Gravel grids do not improve a poor sub-base. If your driveway develops ruts because the ground beneath is soft, waterlogged, or inadequately compacted, a grid installed over that ground will still deform because the problem is structural rather than surface-level. A grid over a bad base is better than no grid over a bad base, but it does not solve the underlying problem. The sub-base specification needed beneath a gravel grid is the same as the sub-base needed beneath any gravel driveway, and the full specification is covered in our gravel grid installation guide.

Gravel grids do not eliminate the need for maintenance entirely. They extend the intervals between maintenance operations significantly, but they do not make a gravel driveway maintenance-free. Gravel will still need occasional topping up, weed management is still required, and the surface should be checked after severe weather.

Gravel Grid vs No Grid: Cost Comparison

The additional cost of a gravel grid installation over a standard ungridded gravel driveway comes from the grid panels themselves plus the additional geotextile membrane if not already specified. Panel costs vary by product and supplier, but a reasonable estimate for a quality residential driveway grid is $2 to $5 per square foot of installed area. For a 400 square foot driveway, grid panels alone add $800 to $2,000 to the project cost before installation labour.

The return on that investment comes from reduced maintenance: less frequent regrading, less gravel top-up, and less time spent managing scatter. For driveways that currently require regrading and topping up once or twice per year, the maintenance saving over a 10-year period will typically cover or exceed the grid installation cost. For driveways that currently perform well with minimal maintenance, the economic case for retrofitting a grid is less clear.

For homeowners already managing an existing gravel driveway and looking to reduce maintenance burden, the full maintenance strategy including regrading, weed control, and edge management is covered in our gravel driveway maintenance guide.

DIY vs Professional Installation

DIY installation of a gravel grid driveway is practical for most homeowners. The panels are lightweight, cut easily, and require no specialist equipment beyond a plate compactor for sub-base preparation. A standard domestic driveway can typically be completed over a weekend by two people working together. The step-by-step process, including sub-base preparation, geotextile placement, panel layout, and aggregate filling, is covered in detail in our how to install a gravel grid guide.
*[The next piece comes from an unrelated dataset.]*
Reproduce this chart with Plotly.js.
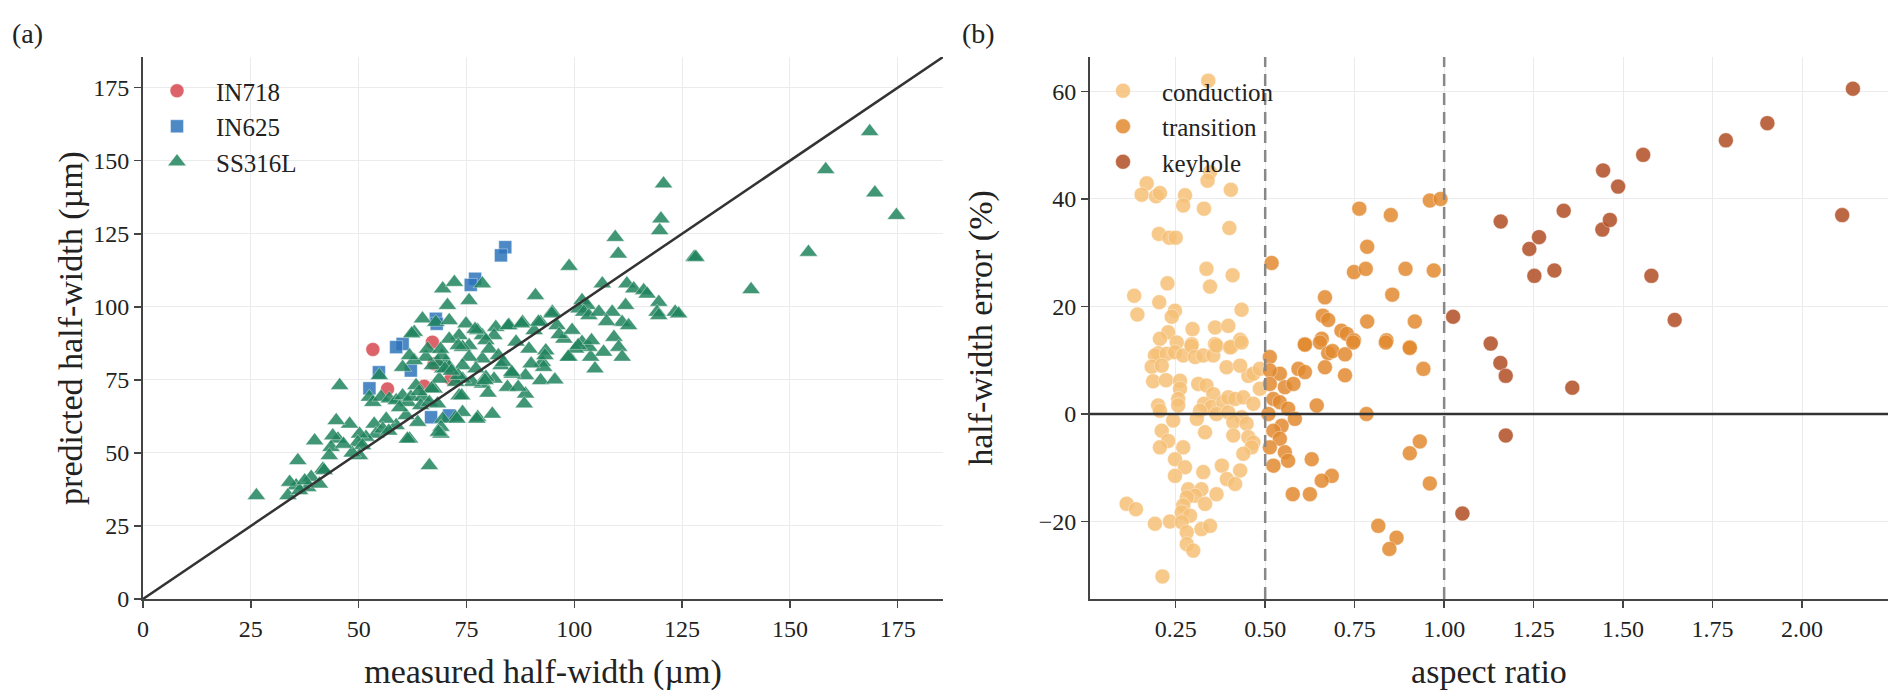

Professional installation adds labour cost but ensures correct sub-base preparation, which is the step most DIY installations get wrong. If sub-base preparation is the part of the process you are least confident about, getting a contractor to prepare the base and then completing the grid installation and gravel filling yourself is a reasonable middle-ground approach.

Pros and Cons of a Gravel Grid Driveway

The case for installing a gravel grid on a driveway rests on three genuine performance benefits: reduced rut formation, reduced scatter, and extended intervals between maintenance operations. For driveways that suffer visibly from displacement problems, these benefits are real and worthwhile.

The case against rests on the upfront cost, the requirement for correct sub-base preparation to realise the performance benefits, and the fact that grids do not eliminate maintenance entirely. For driveways on well-draining, stable ground that already perform acceptably, a grid is an improvement but not a transformation.

The honest summary: a gravel grid is worth installing if you are building a new driveway with a properly prepared base, or if you are managing an existing driveway that suffers from consistent rut and scatter problems. It is a lower priority if your existing driveway performs adequately with minimal maintenance.